The Focus Fusion Society Forums Dense Plasma Focus (DPF) Science and Applications Higher pressure DPF – would it work? Reply To: Branson Prize: $25M for removing 1 Gigaton CO2/year

#7969
Ferret
Participant

I played a bit with the Lee Model simulation, just to get used to it. It complained about pressures higher than 20 Torr, so I erased the complaint from the program. Next it complained about the run time being too long compared to the discharge time. I played a bit with the parameters until the axial run time was OK. This is what I got: cathode radius 5 mm, anode radius 2 mm, anode length 2.1 mm so that current I is at its maximum at the end of the axial phase, charging potential 120 kV (not 10 kV as I wanted it), pressure 760 Torr (I squeezed it out of the anode length 🙂 ), maximum current 0.5 MA. I used L = 5 nH, C = 0.1 uF and r0 = 1/4 sqrt(L/C) = 1.77 mOhm.

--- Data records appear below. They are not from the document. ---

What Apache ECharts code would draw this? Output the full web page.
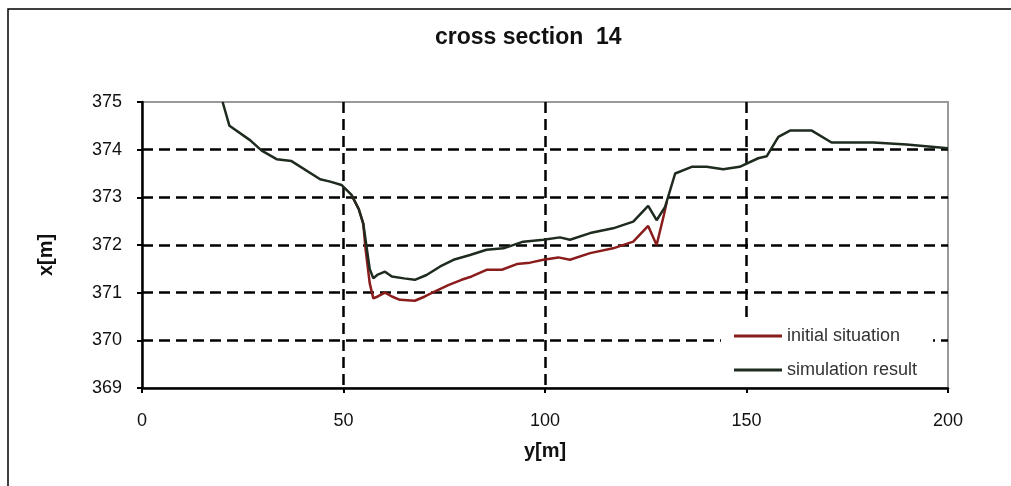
<!DOCTYPE html>
<html>
<head>
<meta charset="utf-8">
<script src="https://cdn.jsdelivr.net/npm/echarts@6/dist/echarts.min.js"></script>
<style>
html, body { margin: 0; padding: 0; background: #fff; }
#chart { width: 1011px; height: 486px; }
</style>
</head>
<body>
<div id="chart"></div>
<script>
// values
var xTicks = [0, 50, 100, 150, 200];
var yTicks = [369, 370, 371, 372, 373, 374, 375];

var simX = [20, 21.7, 26.8, 29.7, 33.4, 37.1, 44.2, 46.7, 49.5, 52.0, 53.8, 54.9, 56.5, 57.4, 58.5, 60.3, 62.0, 65.0, 67.7, 70.6, 74.0, 77.3, 81.4, 85.5, 89.7, 94.6, 99.6, 103.7, 106.2, 111.2, 116.9, 121.9, 125.6, 127.7, 129.8, 132.3, 136.4, 140.1, 144.2, 148.3, 152.9, 155.0, 157.9, 160.8, 166.2, 171.1, 181.5, 189.7, 200];
var simY = [375.0, 374.5, 374.2, 373.98, 373.8, 373.76, 373.38, 373.33, 373.26, 373.05, 372.75, 372.45, 371.5, 371.30, 371.38, 371.44, 371.34, 371.30, 371.27, 371.37, 371.55, 371.69, 371.79, 371.90, 371.93, 372.07, 372.11, 372.16, 372.11, 372.25, 372.35, 372.49, 372.82, 372.52, 372.80, 373.50, 373.64, 373.64, 373.59, 373.64, 373.82, 373.86, 374.27, 374.40, 374.40, 374.15, 374.15, 374.11, 374.03];

var initX = [52.0, 53.8, 54.9, 55.5, 56.5, 57.4, 58.5, 60.3, 62.0, 64.0, 67.7, 70.2, 73.0, 76.0, 79.3, 81.8, 85.5, 89.3, 93.0, 96.3, 99.6, 103.3, 106.2, 111.2, 116.9, 121.9, 125.6, 127.7, 129.5, 130.2];
var initY = [373.05, 372.75, 372.45, 371.9, 371.2, 370.88, 370.92, 371.0, 370.92, 370.85, 370.83, 370.92, 371.04, 371.16, 371.27, 371.34, 371.48, 371.48, 371.60, 371.63, 371.69, 371.74, 371.69, 371.83, 371.93, 372.07, 372.40, 372.0, 372.63, 372.9];

function pairs(xs, ys) {
    return xs.map(function (x, i) { return [x, ys[i]]; });
}

var chart = echarts.init(document.getElementById('chart'));

var gridDash = {
    show: true,
    showMinLine: false,
    showMaxLine: false,
    lineStyle: { color: '#000', width: 2.5, type: [11, 6] }
};

option = {
    backgroundColor: '#fff',
    animation: false,
    textStyle: { fontFamily: 'Liberation Sans, Arial, sans-serif' },
    graphic: [{
        type: 'rect',
        shape: { x: 8, y: 9, width: 1100, height: 600 },
        style: { fill: 'none', stroke: '#000', lineWidth: 1.5 },
        silent: true
    }],
    title: {
        text: 'cross section  14',
        left: 430,
        top: 21,
        textStyle: { fontSize: 23, fontWeight: 'bold', color: '#111' }
    },
    grid: {
        left: 142,
        right: 63,
        top: 102,
        bottom: 98,
        show: true,
        borderColor: '#999',
        borderWidth: 2
    },
    legend: {
        orient: 'vertical',
        left: 721,
        top: 322,
        padding: [5, 16, 8, 13],
        backgroundColor: '#fff',
        icon: 'rect',
        itemWidth: 48,
        itemHeight: 3,
        itemGap: 16,
        textStyle: { fontSize: 18, color: '#333' },
        data: ['initial situation', 'simulation result']
    },
    xAxis: {
        type: 'value',
        min: xTicks[0],
        max: xTicks[xTicks.length - 1],
        interval: 50,
        name: 'y[m]',
        nameLocation: 'middle',
        nameGap: 53,
        nameTextStyle: { fontSize: 20, fontWeight: 'bold', color: '#111' },
        axisLine: { lineStyle: { color: '#000', width: 2.5 } },
        axisTick: { show: true, length: 5, lineStyle: { color: '#000', width: 2 } },
        axisLabel: { fontSize: 18, color: '#111', margin: 24 },
        splitLine: gridDash
    },
    yAxis: {
        type: 'value',
        min: yTicks[0],
        max: yTicks[yTicks.length - 1],
        interval: 1,
        name: 'x[m]',
        nameLocation: 'middle',
        nameRotate: 90,
        nameGap: 86,
        nameTextStyle: { fontSize: 20, fontWeight: 'bold', color: '#111', padding: [0, 20, 0, 0] },
        axisLine: { show: true, lineStyle: { color: '#000', width: 2.5 } },
        axisTick: { show: true, length: 5, lineStyle: { color: '#000', width: 2 } },
        axisLabel: { fontSize: 18, color: '#111', margin: 20 },
        splitLine: gridDash
    },
    series: [{
        name: 'initial situation',
        type: 'line',
        data: pairs(initX, initY),
        showSymbol: false,
        color: '#8a1c1c',
        lineStyle: { width: 2.5, color: '#8a1c1c' }
    }, {
        name: 'simulation result',
        type: 'line',
        data: pairs(simX, simY),
        showSymbol: false,
        color: '#1e2b1e',
        lineStyle: { width: 2.5, color: '#1e2b1e' }
    }]
};
chart.setOption(option);
</script>
</body>
</html>
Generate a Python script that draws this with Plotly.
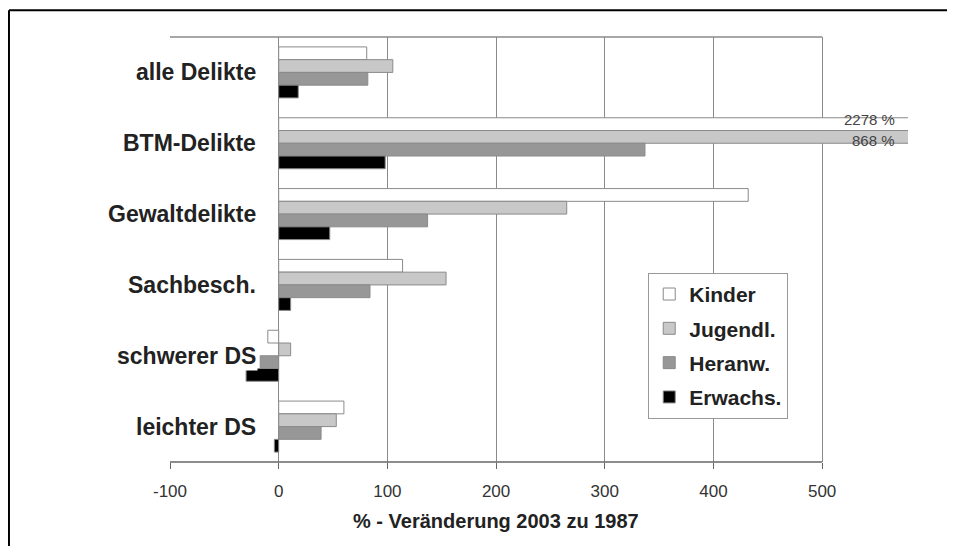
import plotly.graph_objects as go

kategorien = ["alle Delikte", "BTM-Delikte", "Gewaltdelikte", "Sachbesch.", "schwerer DS", "leichter DS"]
gruppen = ["Kinder", "Jugendl.", "Heranw.", "Erwachs."]

kinder = [81, 2278, 432, 114, -10, 60]
jugendl = [105, 868, 265, 154, 11, 53]
heranw = [82, 337, 137, 84, -17, 39]
erwachs = [18, 98, 47, 11, -30, -4]

werte = [kinder, jugendl, heranw, erwachs]
farben = ["#ffffff", "#c8c8c8", "#979797", "#000000"]

x_ticks = [-100, 0, 100, 200, 300, 400, 500]
x_ticktext = ["-100", "0", "100", "200", "300", "400", "500"]

font = "Liberation Sans, Arial, sans-serif"

fig = go.Figure()
for name, vals, col in zip(gruppen, werte, farben):
    fig.add_trace(go.Bar(
        y=kategorien, x=vals, name="<b>" + name + "</b>", orientation="h",
        marker=dict(color=col, line=dict(color="#8a8a8a", width=1)),
        legendgroup=name,
    ))

# Kategorienamen mit weissem Hintergrund (verdecken die linke Rahmenlinie)
for k in kategorien:
    fig.add_annotation(x=0.1192, xref="paper", y=k, yref="y", text="<b>" + k + "</b>",
                       showarrow=False, xanchor="right", bgcolor="white",
                       font=dict(size=23, color="#222"))

# Werte ausserhalb der Skala
fig.add_annotation(xref="paper", x=0.985, y="BTM-Delikte", yref="y", yshift=24,
                   text="2278 %", showarrow=False, xanchor="right",
                   font=dict(size=15, color="#444"))
fig.add_annotation(xref="paper", x=0.985, y="BTM-Delikte", yref="y", yshift=3,
                   text="868 %", showarrow=False, xanchor="right",
                   font=dict(size=15, color="#444"))

# Achsentitel, zentriert unter dem Bereich -100..500
fig.add_annotation(x=200, xref="x", y=0, yref="paper", yshift=-59, yanchor="middle",
                   text="<b>% - Veränderung 2003 zu 1987</b>", showarrow=False,
                   font=dict(size=20, color="#222"))

# Rahmen des Diagrammbereichs
fig.add_shape(type="line", xref="x", yref="paper", x0=-100, x1=500, y0=1, y1=1,
              line=dict(color="#8a8a8a", width=1.5))
fig.add_shape(type="line", xref="x", yref="paper", x0=-100, x1=500, y0=0, y1=0,
              line=dict(color="#666", width=1.5))
# aeusserer Rahmen
fig.add_shape(type="line", xref="paper", yref="paper", x0=-0.2182, x1=1.1, y0=1.063, y1=1.063,
              line=dict(color="black", width=2))
fig.add_shape(type="line", xref="paper", yref="paper", x0=-0.2182, x1=-0.2182, y0=1.063, y1=-0.3,
              line=dict(color="black", width=2))

fig.update_layout(
    width=939, height=538,
    margin=dict(l=162, r=39, t=29, b=84),
    paper_bgcolor="white", plot_bgcolor="white",
    barmode="group", bargap=0.28, bargroupgap=0,
    font=dict(family=font, color="#222"),
    legend=dict(x=0.648, y=0.445, xanchor="left", yanchor="top",
                bordercolor="#999", borderwidth=1, bgcolor="white",
                font=dict(size=21, color="#222"), traceorder="grouped",
                tracegroupgap=4),
    xaxis=dict(range=[-100, 579], tickvals=x_ticks, ticktext=x_ticktext, showgrid=True,
               gridcolor="#8a8a8a", gridwidth=1, zeroline=False,
               ticks="outside", ticklen=6, tickcolor="#666", ticklabelstandoff=8,
               tickfont=dict(size=17, color="#333")),
    yaxis=dict(autorange=False, range=[5.5, -0.5], showticklabels=False,
               showgrid=False, zeroline=False, showline=False),
)

fig.write_html("out.html")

The fuel was Deuterium. The only products I see are Joule heat and Bremsstrahlung radiation, the last being 0. The plasma went to a temperature of 4.5E6 (Kelvins I guess).

This is just the first shot. I’ll have to play with it a bit more. At least the simulation took those parameter values (except for the pressure, I forced it into it). The voltage is far too high for what I aimed.